Disadari atau tidak banyak pihak yang sepertinya tidak ingin Indonesia menjadi bangsa yang besar dan hebat. Kita sering menerima gempuran dan pola serangan pintar melalui F-7, food, fashion, film dan fantasi, filosofi, dan finansial.
Serangan terhadap filosofi dan finansial ialah hal yang paling mengkhawatirkan. Serangan terhadap filosofi yang paling mengkhawatirkan yang merupakan bentuk perang ideologi dan pikiran agar terjebak pada pola ideologi liberalis, kapitalis, sosialis, dan radikalis

Untuk membentengi diri dari kehancuran akibat pesatnya perkembangan teknologi dan upaya-upaya memecah bangsa, maka bangsa ini harus kembali kepada Pancasila. Pancasila sebagai falsafah bangsa Indonesia, telah berkembang secara alamiah dari perjalanan panjang sejarah, berisikan pandangan hidup, karakter dan nilai-nilai luhur bangsa Indonesia.
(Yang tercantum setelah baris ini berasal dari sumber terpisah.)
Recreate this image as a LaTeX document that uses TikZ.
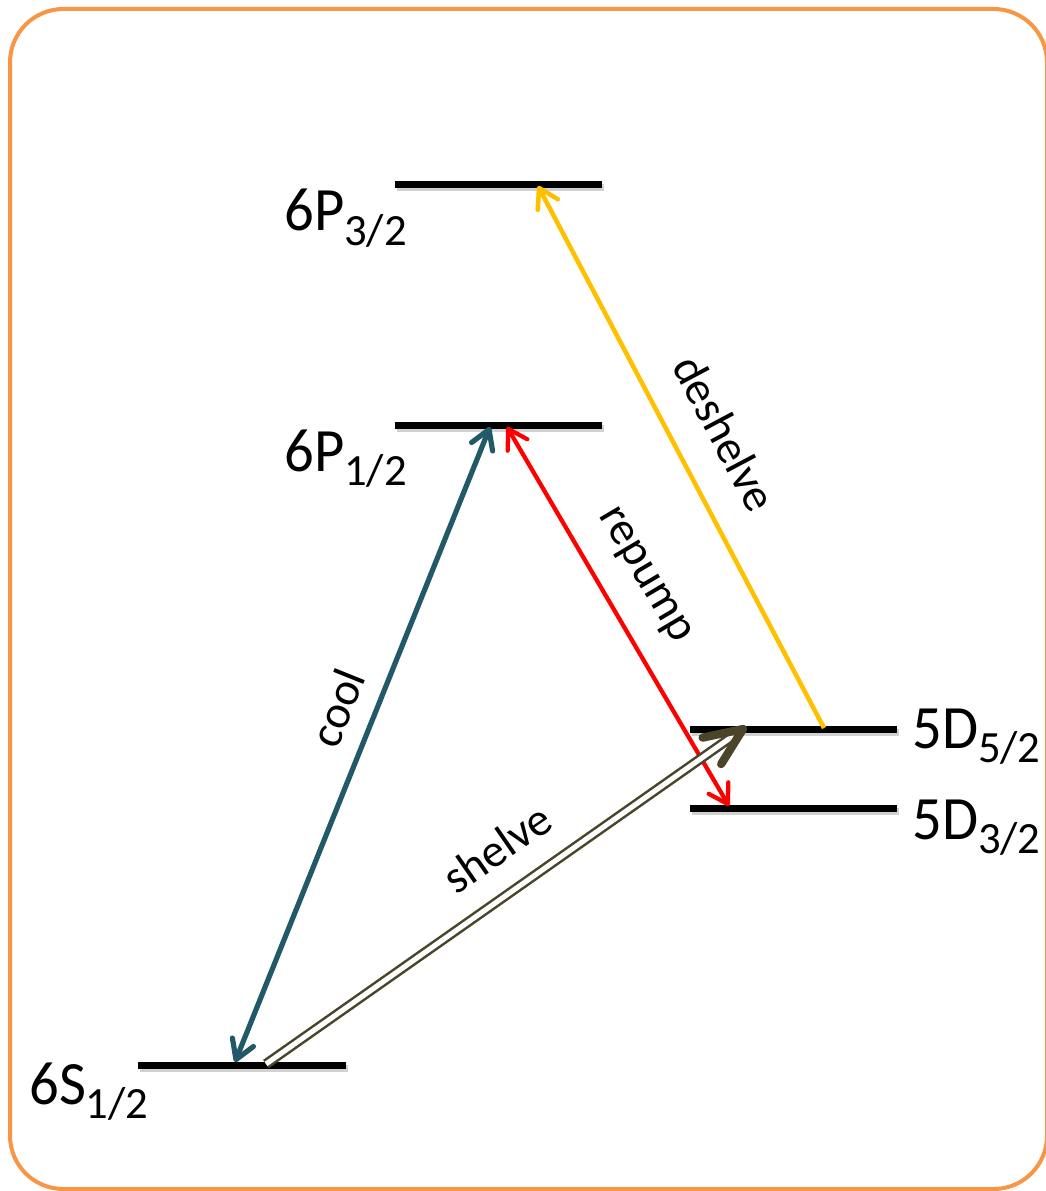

Nilai-nilai luhur yang terkandung di dalam Pancasila itu ialah semangat bersatu, menghormati perbedaan, rela berkorban, pantang menyerah, gotong royong, patriotisme, nasionalisme, optimisme, harga diri, kebersamaan, dan percaya pada diri sendiri.
Pancasila harus dijadikan cara hidup (way of life) seluruh anak bangsa dalam kehidupan bermasyarakat, berbangsa, dan bernegara. Pancasila tidak perlu lagi diajarkan secara formal dengan tampilan kaku, tetapi yang terpenting ialah hakikatnya tetap terpelihara dan diamalkan.

Dalam melaksanakan langkah-langkah itu, diperlukan sinergisme lintas kelembagaan, untuk bersama-sama mengaktualisasikan Pancasila melalui sistem dan dinamika kekinian. Kampus memegang peranan penting dalam menanamkan nilai-nilai Pancasila kepada generasi milenial sehingga tidak ada indikasi perkembangan paham lain.

Generasi milenial harus berada di depan, memegang obor untuk mencegah paham-paham yang bertentangan dengan Pancasila agar tidak masuk ke dalam kampus sehingga masa depan pendidikan dan nasib generasi penerus bangsa ke depan tidak berada di jalan yang salah.

Arah perjalanan bangsa ini berada di tangan generasi milenial, generasi muda yang saat ini tengah membaca tulisan ini, yang akan menerima tongkat estafet pembangunan. Mari jaga, rawat dan peliharalah nilai-nilai Pancasila dalam kehidupan kita sehari-hari.